Starting at the first line of the listing below, retype each line up to and including the one that contains "linewidth=3, solid_joinstyle='round', solid_capstyle='round')". Leave pictures out.

[DATA LISTING]:
********

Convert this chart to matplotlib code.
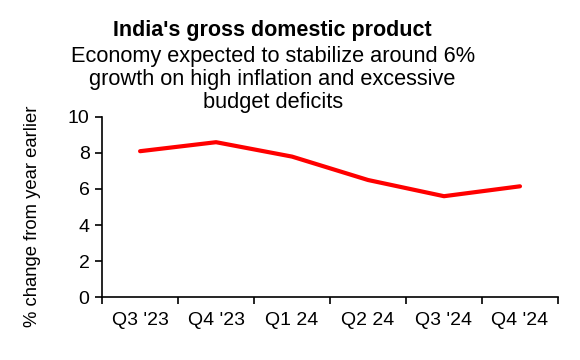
import numpy as np
import matplotlib.pyplot as plt

plt.rcParams['font.family'] = ['Liberation Sans', 'DejaVu Sans']

quarters = ["Q3 '23", "Q4 '23", "Q1 24", "Q2 24", "Q3 '24", "Q4 '24"]
gdp_growth = [8.1, 8.6, 7.8, 6.5, 5.6, 6.15]

title = "India's gross domestic product"
subtitle_lines = ["Economy expected to stabilize around 6%",
                  "growth on high inflation and excessive",
                  "budget deficits"]

fig = plt.figure(figsize=(5.8, 3.6), dpi=100)
ax = fig.add_axes([0.176, 0.175, 0.786, 0.5])

x = np.arange(len(quarters))
ax.plot(x, gdp_growth, color='#ff0000', linewidth=3, solid_joinstyle='round', solid_capstyle='round')

ax.set_xlim(-0.5, len(quarters) - 0.5)
ax.set_ylim(0, 10)
ax.set_yticks([0, 2, 4, 6, 8, 10])
ax.set_xticks(np.arange(-0.5, len(quarters), 1.0))
ax.set_xticklabels([])
ax.set_xticks(x, minor=True)
ax.set_xticklabels(quarters, minor=True)
ax.tick_params(axis='x', which='minor', length=0, labelsize=14, pad=11)
ax.tick_params(axis='x', which='major', length=5, width=1.2, direction='out')
ax.tick_params(axis='y', length=5, width=1.2, direction='out', labelsize=14, pad=4)

for s in ['top', 'right']:
    ax.spines[s].set_visible(False)
for s in ['left', 'bottom']:
    ax.spines[s].set_linewidth(1.2)

ax.set_ylabel('% change from year earlier', fontsize=13.3)
ax.yaxis.set_label_coords(-0.133, 0.45)

fig.text(0.47, 0.915, title, ha='center', va='center', fontsize=15.5, fontweight='bold')
# subtitle lines placed one by one (about 23 px apart)
for i, line in enumerate(subtitle_lines):
    fig.text(0.47, 0.842 - i * 0.064, line, ha='center', va='center', fontsize=15.7)

fig.savefig('out.png', dpi=100)
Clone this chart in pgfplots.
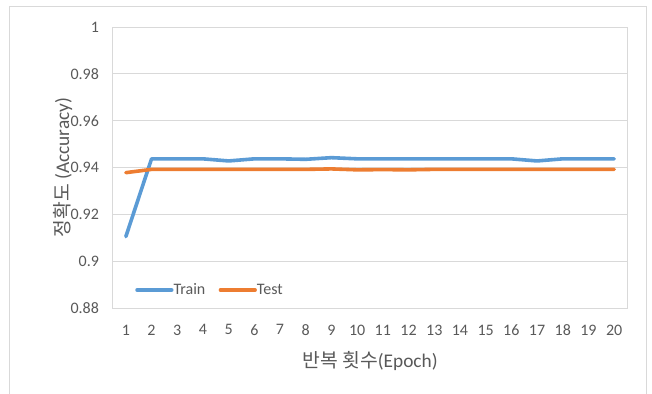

********

[RESULT FOR THIS TASK]:
Convert this chart to matplotlib code.
import numpy as np
import matplotlib.pyplot as plt

plt.rcParams['font.family'] = ['Liberation Sans', 'DejaVu Sans']

quarters = ["Q3 '23", "Q4 '23", "Q1 24", "Q2 24", "Q3 '24", "Q4 '24"]
gdp_growth = [8.1, 8.6, 7.8, 6.5, 5.6, 6.15]

title = "India's gross domestic product"
subtitle_lines = ["Economy expected to stabilize around 6%",
                  "growth on high inflation and excessive",
                  "budget deficits"]

fig = plt.figure(figsize=(5.8, 3.6), dpi=100)
ax = fig.add_axes([0.176, 0.175, 0.786, 0.5])

x = np.arange(len(quarters))
ax.plot(x, gdp_growth, color='#ff0000', linewidth=3, solid_joinstyle='round', solid_capstyle='round')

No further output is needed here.